不動産売買契約書約款を分かりやすく。その4

第9条、13条、14条、15条は契約後に、各種事情により解約せざるを得ない時の、それぞれのルールを双方が共通の理解をしておきましょう、という条項です。


第9条(引渡し前の滅失等)


①本物件の引渡し前に天災地変、その他売主、買主いずれかの責に帰すべからざる事由により本物件が滅失もしくは毀損し本契約の履行が不可能となったときは、売主、買主は本契約を解除することができます。ただし、毀損が修復可能なときは売主は、その負担において、それを修復し買主に引渡すものとします。


②前項により本契約が解除された場合、売主は買主に受領済みの金員を無利息にてすみやかに返還しなければなりません。


売主、買主どちらの責任でもなく、やむを得ず契約を解除せざるを得ない時のルールで、手付金は無利息で返還して契約を解除しましょう。地震とか火災など(天災地変)で履行不能となった場合がこれに該当します。


第13条(手付解除)


①売主および買主は、本契約の日から表記期日又は第一回内金の支払日のどちらか先に到来する期日までは、たがいに通知のうえ本契約を解除することができます。

②売主が、前項により本契約を解除した時は、売主は、買主に対して受領済みの手付金を返還し、かつそれと同額の金員を支払うものとし、買主が解除した時は、買主は、売主に対して支払い済みの手付金を放棄しなければなりません。


当事者が手付金の額だけの損失を覚悟すれば、相手方に落ち度がない場合でも、お互いが了解して決めた期日(表記期日)までなら、契約を解除できるという趣旨です。いわゆる、「手付け流し」「手付け倍返し」がこれです。


第14条(契約違反による解除)


売主または買主のいずれかが本契約にもとずく義務の履行をしないときは、その相手方は、不履行した者に対して催告のうえ本契約を解除し、違約金として表記金額を請求することができます。


2.3.は省略


当事者のどちらかが、約束を果たそうとしない時のルールです。 催促をしたうえでも履行しない時には、契約を解除して、違約金(手付金と同額が一般的)を請求できる、というルールにしておきましょうという条項です。


第15条(融資利用の特約)

  • 買主は、売買代金の一部に表記の融資金を利用する場合、本契約締結後すみやかにその融資の申し込み手続きをしなければなりません。
  • 前項の融資が否認された場合、買主は表記の期日内であれば本契約を解除することができます。
  • 前項により本契約が解除された場合、売主は、買主に受領済みの金員を無利息にてすみやかに返還しなければなりません。
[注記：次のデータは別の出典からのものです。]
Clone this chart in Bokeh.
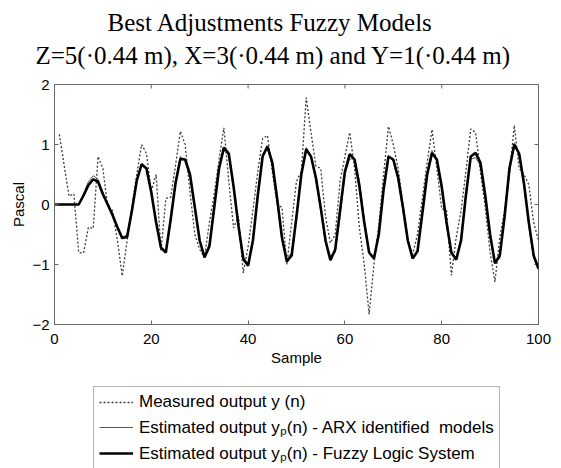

買主が住宅ローンを前提にして購入する場合の取決めです。融資申し込み時には、売買契約をしておく必要があります。万一、拒否されたり、減額されたりした時に、買主の購入が不可能となる場合があります。これはやむを得ない事情のため、手付金を無利息で返還して白紙解約できるルールにしておけば、双方が安心して契約できるという条項です。

不動産売却ワンポイントアドバイス

4回にわたって解説してきました。まとめると売買契約書とは下記の点を双方が合意して成立するということです。

  • 土地.建物.付帯設備の現状と瑕疵の申告 、売買代金の合意、取り扱いのルールの合意
    (第1、10、12条)
  • 境界明示と面積に関する合意、支払い方法に関する合意
    (第2、3、4、5条)
  • 所有権移転の方法と費用の分担に関する合意
    (第6、7、8、11条)
  • 契約後にやめざるを得ない事態が発生した時、それぞれの場合のルールに関する合意
    (第9、13、14、15条)
筆者の独り言

双方が話し合いを始めて、合意に至るまでの約束事を書類にした物が売買契約書です。売主、買主、仲介業者の3者が「共通の理解をしている契約 」は必ず成功します。